* Start Provided material *
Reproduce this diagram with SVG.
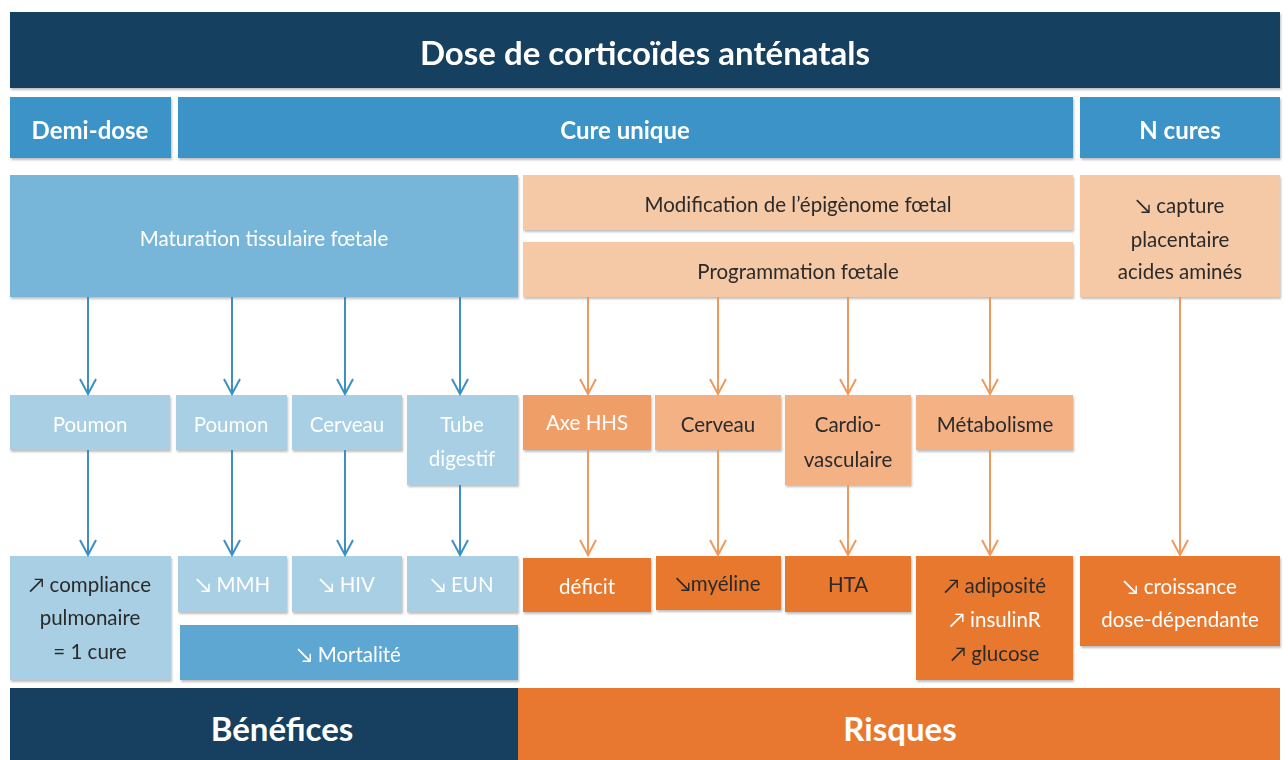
<svg xmlns="http://www.w3.org/2000/svg" width="1288" height="760" viewBox="0 0 1288 760">
<style>
text{font-family:Lato,"Open Sans","Liberation Sans",sans-serif;text-anchor:middle;dominant-baseline:central}
.navy{fill:#173f5f}
.blue{fill:#3a93c8}
.mblue{fill:#78b6d9}
.lblue{fill:#a8cfe4}
.mort{fill:#5ea7d3}
.peach{fill:#f5c9a6}
.lor{fill:#f4b184}
.axe{fill:#f09e67}
.dor{fill:#e8782f}
.big{font-size:33px;font-weight:bold;fill:#fff}
.hd{font-size:24px;font-weight:bold;fill:#fff}
.w{font-size:20.5px;fill:#fff}
.d{font-size:20.5px;fill:#2b2b2b}
.cb{stroke:#3b8fc4;stroke-width:2;fill:none}
.co{stroke:#ee9a5e;stroke-width:2;fill:none}
</style>
<defs>
<filter id="sh" x="-5%" y="-5%" width="110%" height="115%">
<feDropShadow dx="1" dy="2" stdDeviation="1.2" flood-color="#000" flood-opacity="0.25"/>
</filter>
<marker id="ab" markerWidth="18" markerHeight="18" refX="16" refY="9" orient="auto" markerUnits="userSpaceOnUse" viewBox="0 0 18 18">
<path d="M1,1 L16,9 L1,17" fill="none" stroke="#3b8fc4" stroke-width="2"/>
</marker>
<marker id="ao" markerWidth="18" markerHeight="18" refX="16" refY="9" orient="auto" markerUnits="userSpaceOnUse" viewBox="0 0 18 18">
<path d="M1,1 L16,9 L1,17" fill="none" stroke="#ee9a5e" stroke-width="2"/>
</marker>
</defs>
<rect width="1288" height="760" fill="#fff"/>

<g id="title" filter="url(#sh)"><rect class="navy" x="10" y="12" width="1270" height="76"/><text class="big" x="645" y="52">Dose de corticoïdes anténatals</text></g>

<g id="demi" filter="url(#sh)"><rect class="blue" x="10" y="97" width="161" height="61"/><text class="hd" x="90" y="129">Demi-dose</text></g>
<g id="cure" filter="url(#sh)"><rect class="blue" x="178" y="97" width="895" height="61"/><text class="hd" x="625" y="129">Cure unique</text></g>
<g id="ncures" filter="url(#sh)"><rect class="blue" x="1080" y="97" width="200" height="61"/><text class="hd" x="1180" y="129">N cures</text></g>

<g id="maturation" filter="url(#sh)"><rect class="mblue" x="10" y="175" width="508" height="122"/><text class="w" x="264" y="238">Maturation tissulaire fœtale</text></g>
<g id="modif" filter="url(#sh)"><rect class="peach" x="523" y="175" width="550" height="55"/><text class="d" x="798" y="204">Modification de l’épigènome fœtal</text></g>
<g id="prog" filter="url(#sh)"><rect class="peach" x="523" y="242" width="550" height="55"/><text class="d" x="798" y="271">Programmation fœtale</text></g>
<g id="capture" filter="url(#sh)"><rect class="peach" x="1080" y="175" width="200" height="122"/><text class="d" x="1180" y="205">↘ capture</text><text class="d" x="1180" y="239">placentaire</text><text class="d" x="1180" y="271">acides aminés</text></g>

<g id="poumon1" filter="url(#sh)"><rect class="lblue" x="10" y="395" width="160" height="55"/><text class="w" x="90" y="424">Poumon</text></g>
<g id="poumon2" filter="url(#sh)"><rect class="lblue" x="176" y="395" width="111" height="55"/><text class="w" x="231" y="424">Poumon</text></g>
<g id="cerveau1" filter="url(#sh)"><rect class="lblue" x="292" y="395" width="110" height="55"/><text class="w" x="347" y="424">Cerveau</text></g>
<g id="tube" filter="url(#sh)"><rect class="lblue" x="407" y="395" width="111" height="90"/><text class="w" x="462" y="424">Tube</text><text class="w" x="462" y="458">digestif</text></g>
<g id="axe" filter="url(#sh)"><rect class="axe" x="523" y="395" width="128" height="55"/><text class="w" x="587" y="422">Axe HHS</text></g>
<g id="cerveau2" filter="url(#sh)"><rect class="lor" x="655" y="395" width="126" height="55"/><text class="d" x="718" y="424">Cerveau</text></g>
<g id="cardio" filter="url(#sh)"><rect class="lor" x="785" y="395" width="126" height="90"/><text class="d" x="848" y="424">Cardio-</text><text class="d" x="848" y="459">vasculaire</text></g>
<g id="metab" filter="url(#sh)"><rect class="lor" x="916" y="395" width="157" height="55"/><text class="d" x="995" y="424">Métabolisme</text></g>

<g id="compliance" filter="url(#sh)"><rect class="lblue" x="10" y="556" width="161" height="124"/><text class="d" x="90" y="584">↗ compliance</text><text class="d" x="90" y="617">pulmonaire</text><text class="d" x="90" y="651">= 1 cure</text></g>
<g id="mmh" filter="url(#sh)"><rect class="lblue" x="178" y="556" width="109" height="56"/><text class="w" x="233" y="584">↘ MMH</text></g>
<g id="hiv" filter="url(#sh)"><rect class="lblue" x="292" y="556" width="110" height="56"/><text class="w" x="347" y="584">↘ HIV</text></g>
<g id="eun" filter="url(#sh)"><rect class="lblue" x="407" y="556" width="111" height="56"/><text class="w" x="462" y="584">↘ EUN</text></g>
<g id="mortalite" filter="url(#sh)"><rect class="mort" x="180" y="625" width="338" height="55"/><text class="w" x="349" y="654">↘ Mortalité</text></g>
<g id="deficit" filter="url(#sh)"><rect class="dor" x="523" y="558" width="128" height="54"/><text class="w" x="587" y="586">déficit</text></g>
<g id="myeline" filter="url(#sh)"><rect class="dor" x="656" y="556" width="125" height="54"/><text class="d" x="718" y="583">↘myéline</text></g>
<g id="hta" filter="url(#sh)"><rect class="dor" x="785" y="556" width="126" height="56"/><text class="d" x="848" y="584">HTA</text></g>
<g id="adipo" filter="url(#sh)"><rect class="dor" x="916" y="556" width="157" height="124"/><text class="d" x="995" y="585">↗ adiposité</text><text class="w" x="995" y="619">↗ insulinR</text><text class="d" x="995" y="653">↗ glucose</text></g>
<g id="croissance" filter="url(#sh)"><rect class="dor" x="1080" y="556" width="200" height="90"/><text class="w" x="1180" y="586">↘ croissance</text><text class="w" x="1180" y="619">dose-dépendante</text></g>

<g id="benefices"><rect class="navy" x="10" y="688" width="508" height="72"/><text class="big" x="282" y="728">Bénéfices</text></g>
<g id="risques"><rect class="dor" x="518" y="688" width="762" height="72"/><text class="big" x="900" y="728">Risques</text></g>

<g id="connectors">
<path class="cb" marker-end="url(#ab)" d="M88,297V394"/>
<path class="cb" marker-end="url(#ab)" d="M232,297V394"/>
<path class="cb" marker-end="url(#ab)" d="M345,297V394"/>
<path class="cb" marker-end="url(#ab)" d="M460,297V394"/>
<path class="cb" marker-end="url(#ab)" d="M88,450V555"/>
<path class="cb" marker-end="url(#ab)" d="M232,450V555"/>
<path class="cb" marker-end="url(#ab)" d="M345,450V555"/>
<path class="cb" marker-end="url(#ab)" d="M460,485V555"/>
<path class="co" marker-end="url(#ao)" d="M588,297V394"/>
<path class="co" marker-end="url(#ao)" d="M718,297V394"/>
<path class="co" marker-end="url(#ao)" d="M848,297V394"/>
<path class="co" marker-end="url(#ao)" d="M990,297V394"/>
<path class="co" marker-end="url(#ao)" d="M588,450V555"/>
<path class="co" marker-end="url(#ao)" d="M718,450V555"/>
<path class="co" marker-end="url(#ao)" d="M848,485V555"/>
<path class="co" marker-end="url(#ao)" d="M990,450V555"/>
<path class="co" marker-end="url(#ao)" d="M1180,297V555"/>
</g>
</svg>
* End Provided material *
__Work to be completed__
Your task is to repeat the material above exactly, without its pictures.

__Answer to the exercise__
Reproduce this diagram with SVG.
<svg xmlns="http://www.w3.org/2000/svg" width="1288" height="760" viewBox="0 0 1288 760">
<style>
text{font-family:Lato,"Open Sans","Liberation Sans",sans-serif;text-anchor:middle;dominant-baseline:central}
.navy{fill:#173f5f}
.blue{fill:#3a93c8}
.mblue{fill:#78b6d9}
.lblue{fill:#a8cfe4}
.mort{fill:#5ea7d3}
.peach{fill:#f5c9a6}
.lor{fill:#f4b184}
.axe{fill:#f09e67}
.dor{fill:#e8782f}
.big{font-size:33px;font-weight:bold;fill:#fff}
.hd{font-size:24px;font-weight:bold;fill:#fff}
.w{font-size:20.5px;fill:#fff}
.d{font-size:20.5px;fill:#2b2b2b}
.cb{stroke:#3b8fc4;stroke-width:2;fill:none}
.co{stroke:#ee9a5e;stroke-width:2;fill:none}
</style>
<defs>
<filter id="sh" x="-5%" y="-5%" width="110%" height="115%">
<feDropShadow dx="1" dy="2" stdDeviation="1.2" flood-color="#000" flood-opacity="0.25"/>
</filter>
<marker id="ab" markerWidth="18" markerHeight="18" refX="16" refY="9" orient="auto" markerUnits="userSpaceOnUse" viewBox="0 0 18 18">
<path d="M1,1 L16,9 L1,17" fill="none" stroke="#3b8fc4" stroke-width="2"/>
</marker>
<marker id="ao" markerWidth="18" markerHeight="18" refX="16" refY="9" orient="auto" markerUnits="userSpaceOnUse" viewBox="0 0 18 18">
<path d="M1,1 L16,9 L1,17" fill="none" stroke="#ee9a5e" stroke-width="2"/>
</marker>
</defs>
<rect width="1288" height="760" fill="#fff"/>

<g id="title" filter="url(#sh)"><rect class="navy" x="10" y="12" width="1270" height="76"/><text class="big" x="645" y="52">Dose de corticoïdes anténatals</text></g>

<g id="demi" filter="url(#sh)"><rect class="blue" x="10" y="97" width="161" height="61"/><text class="hd" x="90" y="129">Demi-dose</text></g>
<g id="cure" filter="url(#sh)"><rect class="blue" x="178" y="97" width="895" height="61"/><text class="hd" x="625" y="129">Cure unique</text></g>
<g id="ncures" filter="url(#sh)"><rect class="blue" x="1080" y="97" width="200" height="61"/><text class="hd" x="1180" y="129">N cures</text></g>

<g id="maturation" filter="url(#sh)"><rect class="mblue" x="10" y="175" width="508" height="122"/><text class="w" x="264" y="238">Maturation tissulaire fœtale</text></g>
<g id="modif" filter="url(#sh)"><rect class="peach" x="523" y="175" width="550" height="55"/><text class="d" x="798" y="204">Modification de l’épigènome fœtal</text></g>
<g id="prog" filter="url(#sh)"><rect class="peach" x="523" y="242" width="550" height="55"/><text class="d" x="798" y="271">Programmation fœtale</text></g>
<g id="capture" filter="url(#sh)"><rect class="peach" x="1080" y="175" width="200" height="122"/><text class="d" x="1180" y="205">↘ capture</text><text class="d" x="1180" y="239">placentaire</text><text class="d" x="1180" y="271">acides aminés</text></g>

<g id="poumon1" filter="url(#sh)"><rect class="lblue" x="10" y="395" width="160" height="55"/><text class="w" x="90" y="424">Poumon</text></g>
<g id="poumon2" filter="url(#sh)"><rect class="lblue" x="176" y="395" width="111" height="55"/><text class="w" x="231" y="424">Poumon</text></g>
<g id="cerveau1" filter="url(#sh)"><rect class="lblue" x="292" y="395" width="110" height="55"/><text class="w" x="347" y="424">Cerveau</text></g>
<g id="tube" filter="url(#sh)"><rect class="lblue" x="407" y="395" width="111" height="90"/><text class="w" x="462" y="424">Tube</text><text class="w" x="462" y="458">digestif</text></g>
<g id="axe" filter="url(#sh)"><rect class="axe" x="523" y="395" width="128" height="55"/><text class="w" x="587" y="422">Axe HHS</text></g>
<g id="cerveau2" filter="url(#sh)"><rect class="lor" x="655" y="395" width="126" height="55"/><text class="d" x="718" y="424">Cerveau</text></g>
<g id="cardio" filter="url(#sh)"><rect class="lor" x="785" y="395" width="126" height="90"/><text class="d" x="848" y="424">Cardio-</text><text class="d" x="848" y="459">vasculaire</text></g>
<g id="metab" filter="url(#sh)"><rect class="lor" x="916" y="395" width="157" height="55"/><text class="d" x="995" y="424">Métabolisme</text></g>

<g id="compliance" filter="url(#sh)"><rect class="lblue" x="10" y="556" width="161" height="124"/><text class="d" x="90" y="584">↗ compliance</text><text class="d" x="90" y="617">pulmonaire</text><text class="d" x="90" y="651">= 1 cure</text></g>
<g id="mmh" filter="url(#sh)"><rect class="lblue" x="178" y="556" width="109" height="56"/><text class="w" x="233" y="584">↘ MMH</text></g>
<g id="hiv" filter="url(#sh)"><rect class="lblue" x="292" y="556" width="110" height="56"/><text class="w" x="347" y="584">↘ HIV</text></g>
<g id="eun" filter="url(#sh)"><rect class="lblue" x="407" y="556" width="111" height="56"/><text class="w" x="462" y="584">↘ EUN</text></g>
<g id="mortalite" filter="url(#sh)"><rect class="mort" x="180" y="625" width="338" height="55"/><text class="w" x="349" y="654">↘ Mortalité</text></g>
<g id="deficit" filter="url(#sh)"><rect class="dor" x="523" y="558" width="128" height="54"/><text class="w" x="587" y="586">déficit</text></g>
<g id="myeline" filter="url(#sh)"><rect class="dor" x="656" y="556" width="125" height="54"/><text class="d" x="718" y="583">↘myéline</text></g>
<g id="hta" filter="url(#sh)"><rect class="dor" x="785" y="556" width="126" height="56"/><text class="d" x="848" y="584">HTA</text></g>
<g id="adipo" filter="url(#sh)"><rect class="dor" x="916" y="556" width="157" height="124"/><text class="d" x="995" y="585">↗ adiposité</text><text class="w" x="995" y="619">↗ insulinR</text><text class="d" x="995" y="653">↗ glucose</text></g>
<g id="croissance" filter="url(#sh)"><rect class="dor" x="1080" y="556" width="200" height="90"/><text class="w" x="1180" y="586">↘ croissance</text><text class="w" x="1180" y="619">dose-dépendante</text></g>

<g id="benefices"><rect class="navy" x="10" y="688" width="508" height="72"/><text class="big" x="282" y="728">Bénéfices</text></g>
<g id="risques"><rect class="dor" x="518" y="688" width="762" height="72"/><text class="big" x="900" y="728">Risques</text></g>

<g id="connectors">
<path class="cb" marker-end="url(#ab)" d="M88,297V394"/>
<path class="cb" marker-end="url(#ab)" d="M232,297V394"/>
<path class="cb" marker-end="url(#ab)" d="M345,297V394"/>
<path class="cb" marker-end="url(#ab)" d="M460,297V394"/>
<path class="cb" marker-end="url(#ab)" d="M88,450V555"/>
<path class="cb" marker-end="url(#ab)" d="M232,450V555"/>
<path class="cb" marker-end="url(#ab)" d="M345,450V555"/>
<path class="cb" marker-end="url(#ab)" d="M460,485V555"/>
<path class="co" marker-end="url(#ao)" d="M588,297V394"/>
<path class="co" marker-end="url(#ao)" d="M718,297V394"/>
<path class="co" marker-end="url(#ao)" d="M848,297V394"/>
<path class="co" marker-end="url(#ao)" d="M990,297V394"/>
<path class="co" marker-end="url(#ao)" d="M588,450V555"/>
<path class="co" marker-end="url(#ao)" d="M718,450V555"/>
<path class="co" marker-end="url(#ao)" d="M848,485V555"/>
<path class="co" marker-end="url(#ao)" d="M990,450V555"/>
<path class="co" marker-end="url(#ao)" d="M1180,297V555"/>
</g>
</svg>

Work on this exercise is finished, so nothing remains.